Written exercise - Give only the number of lines in these records that contain the word "this".
══ Dataset records ══
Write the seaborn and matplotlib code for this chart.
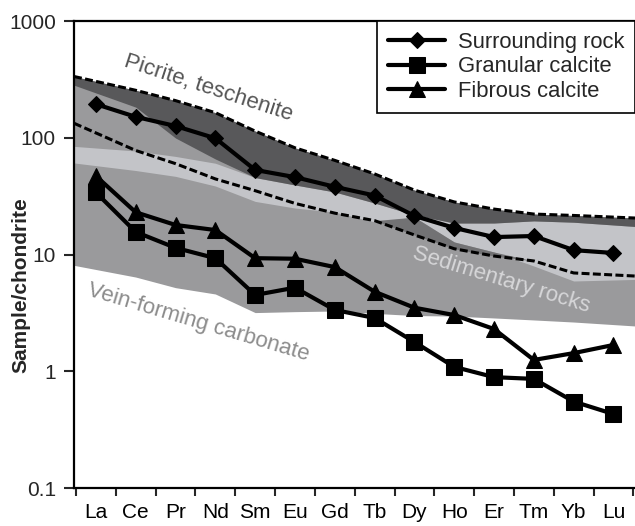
import numpy as np
import pandas as pd
import matplotlib
matplotlib.use("Agg")
import matplotlib.pyplot as plt
import seaborn as sns

# REE elements (chondrite-normalised pattern)
elements = ["La", "Ce", "Pr", "Nd", "Sm", "Eu", "Gd", "Tb", "Dy", "Ho", "Er", "Tm", "Yb", "Lu"]

surrounding_rock = [194, 151, 126, 99, 53, 46, 38, 32, 21.4, 16.9, 14.1, 14.4, 10.9, 10.3]
granular_calcite = [34, 15.6, 11.4, 9.3, 4.5, 5.2, 3.35, 2.86, 1.78, 1.09, 0.89, 0.86, 0.55, 0.43]
fibrous_calcite = [47, 23, 17.9, 16.2, 9.3, 9.2, 7.8, 4.8, 3.5, 3.03, 2.3, 1.25, 1.43, 1.68]

# reference fields
picrite_upper = [304, 255, 208, 164, 114, 82, 64, 49, 35.6, 28.2, 24.5, 22.2, 21.6, 20.9]
picrite_lower = [242, 183, 99.5, 65.8, 45.6, 39.4, 34.3, 27.6, 21.8, 18.6, 18.6, 19.4, 18.9, 17.9]
sed_dashed = [110, 77.8, 60, 44.4, 35.2, 27.4, 22.6, 19.5, 14.7, 11.2, 9.7, 8.8, 6.95, 6.68]
light_upper = [81.7, 77, 69.2, 60.5, 45.6, 39.4, 34.3, 27.6, 21.8, 18.6, 18.6, 19.4, 18.9, 17.9]
light_lower = [57.7, 52.4, 46.7, 38.6, 28.5, 25.0, 23.1, 19.0, 20.9, 12.8, 10.5, 7.97, 5.93, 6.05]
vein_lower = [7.44, 6.41, 5.2, 4.59, 3.18, 3.24, 3.28, 3.13, 3.0, 2.97, 2.86, 2.75, 2.64, 2.51]
wedge_elements = ["Tb", "Dy", "Ho", "Er", "Tm"]
wedge_upper = [19.5, 20.9, 12.8, 10.5, 8.8]
wedge_lower = [19.5, 14.7, 11.2, 9.7, 8.8]

yticks = [0.1, 1, 10, 100, 1000]
ytick_labels = ["0.1", "1", "10", "100", "1000"]

sns.set_style("ticks")
plt.rcParams["font.family"] = ["Liberation Sans", "DejaVu Sans"]

pos = np.arange(len(elements))
x_left, x_right = -0.55, 13.54


def extend(vals):
    # carry a field boundary out to the plot edges (log-linear)
    lv = np.log10(vals)
    left = lv[0] - (0 - x_left) * (lv[1] - lv[0])
    right = lv[-1] + (x_right - pos[-1]) * (lv[-1] - lv[-2])
    return 10 ** np.r_[left, lv, right]


xe = np.r_[x_left, pos, x_right]

fig = plt.figure(figsize=(6.35, 5.26), dpi=100)
ax = fig.add_axes([74 / 635, 38 / 526, 561 / 635, 467 / 526])

ax.fill_between(xe, extend(picrite_upper), extend(vein_lower), color="#9a9a9c", lw=0, zorder=1)
ax.fill_between(xe, extend(light_upper), extend(light_lower), color="#c3c4c8", lw=0, zorder=2)
wpos = [elements.index(e) for e in wedge_elements]
ax.fill_between(wpos, wedge_upper, wedge_lower, color="#727274", lw=0, zorder=3)
ax.fill_between(xe, extend(picrite_upper), extend(picrite_lower), color="#58585a", lw=0, zorder=4)

ax.plot(xe, extend(picrite_upper), color="black", lw=2.2, ls=(0, (2.6, 1.1)), zorder=5)
ax.plot(xe, extend(sed_dashed), color="black", lw=2.2, ls=(0, (2.6, 1.1)), zorder=5)

df = pd.DataFrame({
    "pos": np.tile(pos, 3),
    "value": surrounding_rock + granular_calcite + fibrous_calcite,
    "sample": ["Surrounding rock"] * 14 + ["Granular calcite"] * 14 + ["Fibrous calcite"] * 14,
})
styles = {
    "Surrounding rock": ("D", 8),
    "Granular calcite": ("s", 11),
    "Fibrous calcite": ("^", 12),
}
for name, (mk, ms) in styles.items():
    sns.lineplot(data=df[df["sample"] == name], x="pos", y="value", ax=ax,
                 color="black", lw=3, marker=mk, markersize=ms,
                 markeredgecolor="black", label=name, zorder=6)

ax.set_yscale("log")
ax.set_ylim(0.1, 1000)
ax.set_xlim(x_left, x_right)
ax.set_yticks(yticks)
ax.set_yticklabels(ytick_labels)
ax.yaxis.set_minor_locator(matplotlib.ticker.NullLocator())
ax.set_xticks(pos)
ax.set_xticklabels(elements)
ax.set_xticks(np.arange(len(elements) + 1) - 0.5, minor=True)
ax.tick_params(axis="x", which="major", length=0, pad=11, labelsize=15, colors="black")
ax.tick_params(axis="x", which="minor", length=6, width=1.5, direction="out")
ax.tick_params(axis="y", which="major", length=7, width=1.5, pad=6, labelsize=15)
ax.set_xlabel("")
ax.set_ylabel("Sample/chondrite", fontsize=15, fontweight="bold")
ax.yaxis.set_label_coords(-0.078, 0.434)

for side in ["left", "bottom", "top"]:
    ax.spines[side].set_linewidth(1.6)
    ax.spines[side].set_color("black")
    ax.spines[side].set_zorder(10)
ax.spines["right"].set_visible(False)

ax.text(2.82, 267, "Picrite, teschenite", fontsize=16, color="#555555",
        rotation=-18, ha="center", va="center", zorder=7)
ax.text(10.18, 6.05, "Sedimentary rocks", fontsize=16, color="#d6d6d8",
        rotation=-17, ha="center", va="center", zorder=7)
ax.text(2.57, 2.59, "Vein-forming carbonate", fontsize=16, color="#8c8c8c",
        rotation=-16.5, ha="center", va="center", zorder=7)

leg = ax.legend(loc="upper right", bbox_to_anchor=(1.0, 1.0), borderaxespad=0,
                fontsize=15.8, frameon=True, fancybox=False, framealpha=1,
                edgecolor="black", handlelength=2.6, handletextpad=0.55,
                labelspacing=0.15, borderpad=0.5)
leg.get_frame().set_linewidth(1.2)
leg.set_zorder(11)

fig.savefig("out.png", dpi=100)
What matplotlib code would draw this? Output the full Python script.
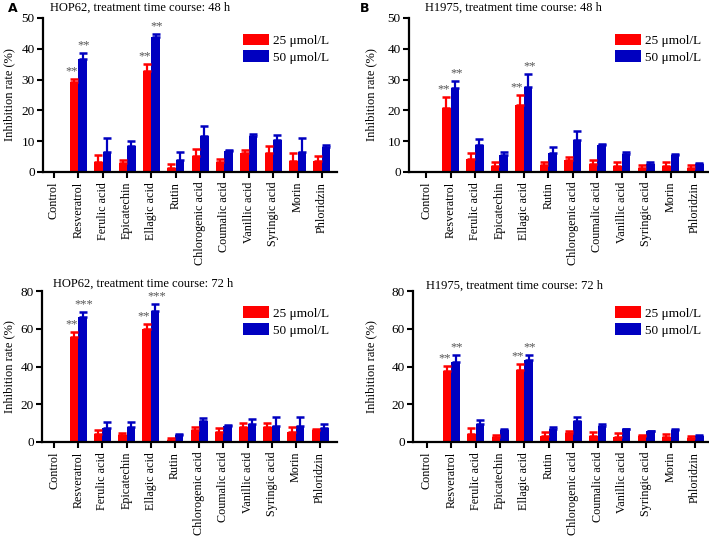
import numpy as np
import matplotlib
matplotlib.use("Agg")
import matplotlib.pyplot as plt

plt.rcParams['font.family'] = ['Liberation Serif', 'DejaVu Serif']

# Compounds on the x axis
compounds = ['Control', 'Resveratrol', 'Ferulic acid', 'Epicatechin', 'Ellagic acid',
             'Rutin', 'Chlorogenic acid', 'Coumalic acid', 'Vanillic acid',
             'Syringic acid', 'Morin', 'Phloridzin']

# HOP62, 48 h
hop48_25 = [0, 29.3, 3.3, 2.9, 32.7, 1.3, 5.2, 3.3, 6.2, 6.2, 3.7, 3.7]
hop48_25_err = [0, 0.9, 2.1, 1.1, 2.4, 1.2, 2.2, 1.0, 1.1, 2.2, 2.5, 1.4]
hop48_50 = [0, 36.6, 6.5, 8.5, 43.7, 3.9, 11.8, 6.8, 11.6, 10.5, 6.5, 8.2]
hop48_50_err = [0, 2.0, 4.4, 1.5, 1.1, 2.6, 3.1, 0.2, 0.6, 1.5, 4.6, 0.7]

# H1975, 48 h
h48_25 = [0, 20.9, 4.2, 2.0, 21.7, 2.2, 3.8, 2.7, 1.8, 1.4, 2.0, 1.4]
h48_25_err = [0, 3.3, 1.9, 1.1, 3.3, 1.1, 1.2, 1.2, 1.5, 0.9, 1.1, 0.9]
h48_50 = [0, 27.2, 8.8, 5.6, 27.5, 6.1, 10.4, 8.8, 5.8, 2.7, 5.6, 2.5]
h48_50_err = [0, 2.2, 1.8, 1.0, 4.4, 1.9, 2.8, 0.3, 0.8, 0.7, 0.2, 0.4]

# HOP62, 72 h
hop72_25 = [0, 55.5, 4.3, 3.8, 59.7, 1.2, 6.4, 5.4, 7.8, 7.8, 5.2, 6.4]
hop72_25_err = [0, 3.0, 2.1, 1.2, 2.9, 0.9, 1.8, 1.9, 2.3, 2.1, 3.0, 0.7]
hop72_50 = [0, 66.1, 7.3, 7.7, 69.4, 3.7, 11.3, 8.7, 9.4, 8.7, 8.3, 7.3]
hop72_50_err = [0, 3.0, 3.3, 3.1, 3.6, 0.3, 1.2, 0.5, 2.6, 4.3, 4.7, 2.3]

# H1975, 72 h
h72_25 = [0, 37.5, 4.4, 2.6, 38.2, 3.0, 4.7, 3.0, 2.6, 3.3, 2.6, 2.1]
h72_25_err = [0, 2.8, 3.0, 1.3, 3.0, 2.1, 1.3, 2.3, 2.1, 0.6, 1.8, 0.9]
h72_50 = [0, 42.5, 9.6, 6.5, 43.5, 7.0, 10.9, 8.6, 6.8, 5.6, 6.1, 3.3]
h72_50_err = [0, 3.7, 2.2, 0.3, 2.7, 1.2, 2.3, 1.0, 0.1, 0.4, 0.7, 0.4]

stars_48 = {1: ('**', '**'), 4: ('**', '**')}
stars_hop72 = {1: ('**', '***'), 4: ('**', '***')}
stars_h72 = {1: ('**', '**'), 4: ('**', '**')}

red = '#ff0000'
blue = '#0000c0'
bw = 0.35


def panel(rect, xlim, ymax, ystep, v25, e25, v50, e50, stars, title, title_pos, ylabel_x):
    ax = fig.add_axes(rect)
    x = np.arange(len(compounds))
    z = np.zeros(len(compounds))
    ax.bar(x - bw / 2, v25, bw, color=red, label='25 μmol/L')
    ax.bar(x + bw / 2, v50, bw, color=blue, label='50 μmol/L')
    ax.errorbar(x - bw / 2, v25, yerr=[z, e25], fmt='none', ecolor=red,
                elinewidth=1.6, capsize=3.2, capthick=1.8)
    ax.errorbar(x + bw / 2, v50, yerr=[z, e50], fmt='none', ecolor=blue,
                elinewidth=1.6, capsize=3.2, capthick=1.8)
    for i, (s1, s2) in stars.items():
        ax.annotate(s1, (i - bw / 2, v25[i] + e25[i]), xytext=(-2, 5.5),
                    textcoords='offset points', ha='center', va='center',
                    fontsize=9, color='#555555')
        ax.annotate(s2, (i + bw / 2, v50[i] + e50[i]), xytext=(1, 5.5),
                    textcoords='offset points', ha='center', va='center',
                    fontsize=9, color='#555555')
    ax.set_xlim(*xlim)
    ax.set_ylim(0, ymax)
    ax.set_yticks(np.arange(0, ymax + 1, ystep))
    ax.set_xticks(x)
    ax.set_xticklabels(compounds, rotation=90, fontsize=8.7)
    ax.tick_params(axis='y', labelsize=9.5, width=1.5, length=4, pad=2)
    ax.tick_params(axis='x', width=1.5, length=4, pad=3)
    for s in ['top', 'right']:
        ax.spines[s].set_visible(False)
    for s in ['left', 'bottom']:
        ax.spines[s].set_linewidth(1.6)
    ax.set_ylabel('Inhibition rate (%)', fontsize=9)
    ax.yaxis.set_label_coords(ylabel_x, 0.5)
    ax.legend(loc='upper right', bbox_to_anchor=(1.0, 0.95), frameon=False,
              fontsize=9.5, handlelength=2.0, handleheight=1.0,
              handletextpad=0.3, labelspacing=0.25, borderaxespad=0.2)
    fig.text(title_pos[0] / 709, 1 - title_pos[1] / 536, title,
             fontsize=9, va='center', ha='left')
    return ax


fig = plt.figure(figsize=(7.09, 5.36), dpi=100)

panel([43 / 709, 1 - 172 / 536, 294 / 709, 154 / 536], (-0.45, 11.62), 50, 10,
      hop48_25, hop48_25_err, hop48_50, hop48_50_err, stars_48,
      'HOP62, treatment time course: 48 h', (50, 8), -0.095)
panel([409 / 709, 1 - 172 / 536, 300 / 709, 154 / 536], (-0.7, 11.57), 50, 10,
      h48_25, h48_25_err, h48_50, h48_50_err, stars_48,
      'H1975, treatment time course: 48 h', (425, 8), -0.105)
panel([42 / 709, 1 - 442 / 536, 295 / 709, 151 / 536], (-0.5, 11.7), 80, 20,
      hop72_25, hop72_25_err, hop72_50, hop72_50_err, stars_hop72,
      'HOP62, treatment time course: 72 h', (53, 284), -0.092)
panel([413 / 709, 1 - 442 / 536, 296 / 709, 151 / 536], (-0.57, 11.57), 80, 20,
      h72_25, h72_25_err, h72_50, h72_50_err, stars_h72,
      'H1975, treatment time course: 72 h', (426, 286), -0.12)

fig.text(8 / 709, 1 - 8 / 536, 'A', fontsize=9, fontweight='bold',
         family='DejaVu Sans', va='center', ha='left')
fig.text(360 / 709, 1 - 8 / 536, 'B', fontsize=9, fontweight='bold',
         family='DejaVu Sans', va='center', ha='left')

fig.savefig('out.png', dpi=100)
═══
The result - 2